[An ASCII screen shot of rogue] [Rogue Keyboard commands]
The game which started it all.
A student at University of Berkeley, called Ken Arnold, had designed a library of C functions which allowed programs to do cursor addressing, which means that the programs could put a character at a specific location on the computer screen. It was not "real" graphics, but you could use letters, numbers and other symbols to simulate pictures. The library was called curses .
Michael Toy and Glenn Wichman, two students in University of Santa Cruz, California, experimented with curses library. They both had enjoyed playing Adventure which was the first text adventure game. After making some simple games with curses, they began to write a graphical adventure game. Michael Toy did most of the programming and Glenn contributed ideas to the project and coined the name "Rogue".
One of their main goals to create a game they could enjoy playing by themselves.
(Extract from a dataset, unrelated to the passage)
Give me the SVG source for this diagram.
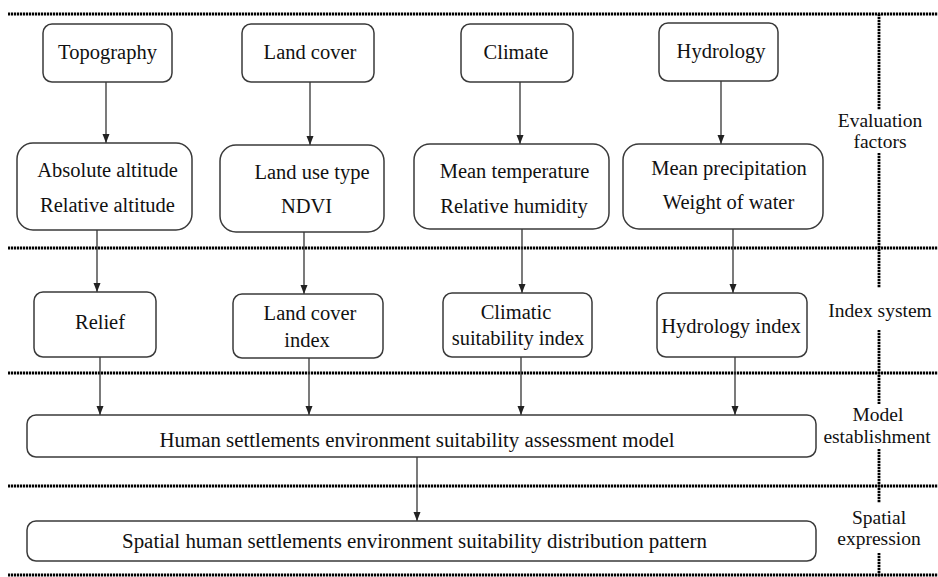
<svg xmlns="http://www.w3.org/2000/svg" width="938" height="577" viewBox="0 0 938 577" font-family="'Liberation Serif', 'Times New Roman', 'DejaVu Serif', serif">
<defs>
<marker id="ah" markerUnits="userSpaceOnUse" markerWidth="10" markerHeight="8" refX="9" refY="3.5" orient="auto">
<path d="M0,0 L9,3.5 L0,7 z" fill="#222"/>
</marker>
<style>
.box{fill:#fff;stroke:#3a3a3a;stroke-width:1.5}
.t{font-family:'Liberation Serif','Times New Roman','DejaVu Serif',serif;font-size:20.5px;fill:#111;text-anchor:middle}
.s{font-size:19.5px}
.dot{stroke:#000;stroke-width:2.8;stroke-dasharray:2.2 0.8;fill:none}
.conn{stroke:#333;stroke-width:1.3;fill:none;marker-end:url(#ah)}
</style>
</defs>
<rect width="938" height="577" fill="#fff"/>
<g id="separators">
<line class="dot" x1="8" y1="14" x2="938" y2="14"/>
<line class="dot" x1="8" y1="248" x2="938" y2="248"/>
<line class="dot" x1="8" y1="373" x2="938" y2="373"/>
<line class="dot" x1="8" y1="486" x2="938" y2="486"/>
<line class="dot" x1="8" y1="575" x2="938" y2="575"/>
<line class="dot" x1="879" y1="14" x2="879" y2="110"/>
<line class="dot" x1="879" y1="153" x2="879" y2="288"/>
<line class="dot" x1="879" y1="330" x2="879" y2="404"/>
<line class="dot" x1="879" y1="449" x2="879" y2="503"/>
<line class="dot" x1="879" y1="553" x2="879" y2="577"/>
</g>
<g id="stage-labels">
<text class="t s" x="880" y="127">Evaluation</text>
<text class="t s" x="880" y="148">factors</text>
<text class="t s" x="880" y="317">Index system</text>
<text class="t s" x="878" y="421">Model</text>
<text class="t s" x="877" y="443">establishment</text>
<text class="t s" x="879" y="524">Spatial</text>
<text class="t s" x="879" y="545">expression</text>
</g>
<g id="connectors">
<line class="conn" x1="106" y1="82" x2="106" y2="143"/>
<line class="conn" x1="310" y1="82" x2="310" y2="145"/>
<line class="conn" x1="520" y1="82" x2="520" y2="144"/>
<line class="conn" x1="721" y1="81" x2="721" y2="144"/>
<line class="conn" x1="97" y1="230" x2="97" y2="292"/>
<line class="conn" x1="304" y1="232" x2="304" y2="294"/>
<line class="conn" x1="522" y1="229" x2="522" y2="293"/>
<line class="conn" x1="733" y1="229" x2="733" y2="293"/>
<line class="conn" x1="100" y1="357" x2="100" y2="415"/>
<line class="conn" x1="309" y1="358" x2="309" y2="415"/>
<line class="conn" x1="521" y1="357" x2="521" y2="415"/>
<line class="conn" x1="735" y1="357" x2="735" y2="415"/>
<line class="conn" x1="417" y1="457" x2="417" y2="521"/>
</g>
<g id="topography">
<rect class="box" x="43" y="24" width="129" height="58" rx="9"/>
<text class="t" x="107.5" y="59">Topography</text>
</g>
<g id="land-cover">
<rect class="box" x="242" y="24" width="132" height="58" rx="9"/>
<text class="t" x="310" y="59">Land cover</text>
</g>
<g id="climate">
<rect class="box" x="461" y="24" width="112" height="58" rx="9"/>
<text class="t" x="516" y="59">Climate</text>
</g>
<g id="hydrology">
<rect class="box" x="659" y="23" width="119" height="58" rx="9"/>
<text class="t" x="721" y="58">Hydrology</text>
</g>
<g id="altitude">
<rect class="box" x="17" y="143" width="175" height="87" rx="16"/>
<text class="t" x="107.5" y="177">Absolute altitude</text>
<text class="t" x="107.5" y="212">Relative altitude</text>
</g>
<g id="land-use">
<rect class="box" x="220" y="145" width="164" height="87" rx="16"/>
<text class="t" x="312" y="179">Land use type</text>
<text class="t" x="306.5" y="213">NDVI</text>
</g>
<g id="temperature">
<rect class="box" x="414" y="144" width="195" height="85" rx="16"/>
<text class="t" x="514.5" y="178">Mean temperature</text>
<text class="t" x="514" y="213">Relative humidity</text>
</g>
<g id="precipitation">
<rect class="box" x="623" y="144" width="200" height="85" rx="16"/>
<text class="t" x="729" y="175">Mean precipitation</text>
<text class="t" x="728.5" y="209">Weight of water</text>
</g>
<g id="relief">
<rect class="box" x="34" y="292" width="122" height="65" rx="9"/>
<text class="t" x="100" y="329">Relief</text>
</g>
<g id="land-cover-index">
<rect class="box" x="233" y="294" width="150" height="64" rx="9"/>
<text class="t" x="310" y="320">Land cover</text>
<text class="t" x="307" y="347">index</text>
</g>
<g id="climatic-index">
<rect class="box" x="443" y="293" width="149" height="64" rx="9"/>
<text class="t" x="516" y="319">Climatic</text>
<text class="t" x="518" y="345">suitability index</text>
</g>
<g id="hydrology-index">
<rect class="box" x="657" y="293" width="150" height="64" rx="9"/>
<text class="t" x="731" y="333">Hydrology index</text>
</g>
<g id="model">
<rect class="box" x="27" y="415" width="789" height="42" rx="9"/>
<text class="t" x="417" y="447" textLength="515" lengthAdjust="spacingAndGlyphs">Human settlements environment suitability assessment model</text>
</g>
<g id="spatial">
<rect class="box" x="27" y="521" width="789" height="40" rx="9"/>
<text class="t" x="414.5" y="548" textLength="585" lengthAdjust="spacingAndGlyphs">Spatial human settlements environment suitability distribution pattern</text>
</g>
</svg>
Most existing adventure-type games had predesigned plot and world which remained exactly the same every time you played it. Michael and Glenn decided to make Rogue more random. Rogue build the dungeon using the pseudo-random number generator, so the game was different every time you played it, making it possible that even the creators of the game could be surprised by it.
The game was far from being finished, but already playable, when Michael Toy moved to U.C. Berkeley. There he met Ken Arnold took over Rogue development completely, leaving Glenn Wichman behind.
The purpose of Rogue was to descend into the Dungeons of Doom, defeat monsters and find treasure and come back with the amulet of Yendor. Dungeons of Doom are a randomly generated maze of rooms or corridors connecting them. Each level of dungeon has a staircase leading to a lower dungeon level. The dungeon has traps, secret doors, treasure and of course monsters, which will attack the player character on sight. In the beginning of the game the character is equipped with some food, elf-crafted armor, enchanted (magical) mace, a bow and arrows. The player can get new equipment finding it from dungeon floor or by defeating monsters. Some monsters drop treasure when they are killed. The game featured various kinds of magical equipment, most of them are useful in some way, but some of them are harmful (e.g. cursed). They player can find out if an item is enchanted or cursed and useful or harmful by trying it (which can be dangerous) or using an identify spell.
University of Berkeley was the home of of a particularly popular version of UNIX called BSD (= Berkeley Standard Distribution). The BSD UNIX distribution 4.2 in 1980 included a binary version of Rogue. Suddenly Rogue was available on university computers all over the world. At that time there was no other freely available game like it. Over the next three years, Rogue became the most popular game on college campuses.
Later on Michael Toy and Jon Lane started a company called A.I.Design. One of their first projects was to port Rogue from UNIX to the IBM PC. Marketing and packaging of the game was later sold to Epyx. Rogue was also ported to other machines such as Apple Macintosh and Commodore Amiga and Atari ST, ZX Spectrum. The source code of original Rogue was never released, but you can find several Rogue clones along with source code for them.
In 1984 Michael Maudlin, Guy Jacobson, Andrew Appel and Leonard Hamey published a paper about Rog-o-matic. Rog-o-matic is a computer program which playes the game of Rogue. It it uses an expert system architecture capable of learning. In a comparison with 15 best Rogue-players of Carnegie Mellon University Rog-o-matic was able to play as well as the human experts.